By 14, she was shooting cocaine and heroin; by 16, she was addicted. Her relationships with men were violent and abusive. One man, whom she finally fled with just the clothes on her back, “kicked my ass for breakfast, lunch and dinner.” She adds, “The sick thing is, I got my own apartment, but then I went back. I used to tell myself ‘a little bit of love is better than no love,’ and after he beat me up, he would tell me how much he loved me and how beautiful I was.”

It took several hospitalizations – in one of which the crack she was smoking crystallized in her lungs, causing cardiac arrest – but eventually Cookie realized that drugs were killing rather than helping, her. She joined Narcotics Anonymous, and after three years clean in that self-help program, she sought further care to deal with her abuse history. “I was having flashbacks,” she says, and describes how her boss asked her what was wrong when she returned after a two-week vacation noticeably heavier. She’d been trying to avoid her pain by eating.

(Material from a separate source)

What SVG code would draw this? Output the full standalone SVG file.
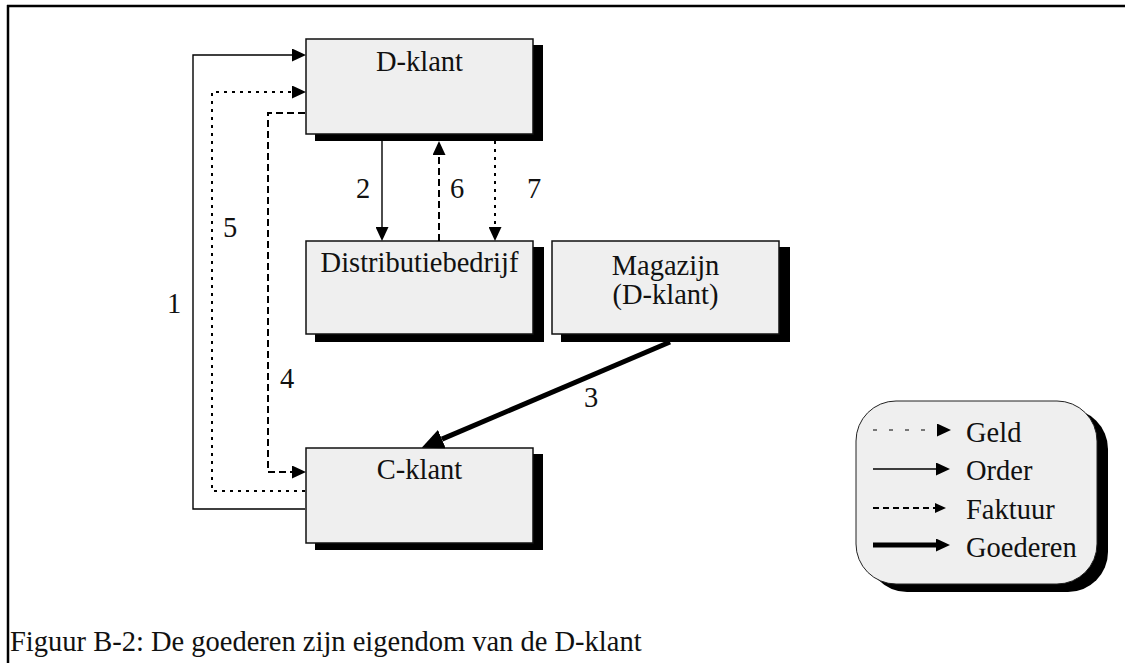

Now 12 years clean and married for six years to a kind and caring man, Cookie says, “I would tell women that there is hope. It’s a cliche, but there’s life after drugs and there’s life after abuse.”

Female addicts are demonized by our drug laws – and drugs are blamed for their problems when in fact, they are simply one way they’ve found to cope with often painful, horrifying, heart-breaking lives. If we want to help women recover and break the cycle of abuse, which is passed on from one generation to the next, we need to stop punishing the victims and start looking at why so many Americans want to blot out their lives so badly that they get addicted to illicit drugs. Until we decide to treat those wounded in the battles against illicit drugs with the same dignity and respect we reserve for others who have been hurt and are desperate for relief, we will continue to fight a losing war.


Maia Szalavitz has written for The New York Times, New York magazine and the Washington Post and recently served as series researcher for Moyers On Addiction: Close to Home, a five-part PBS series.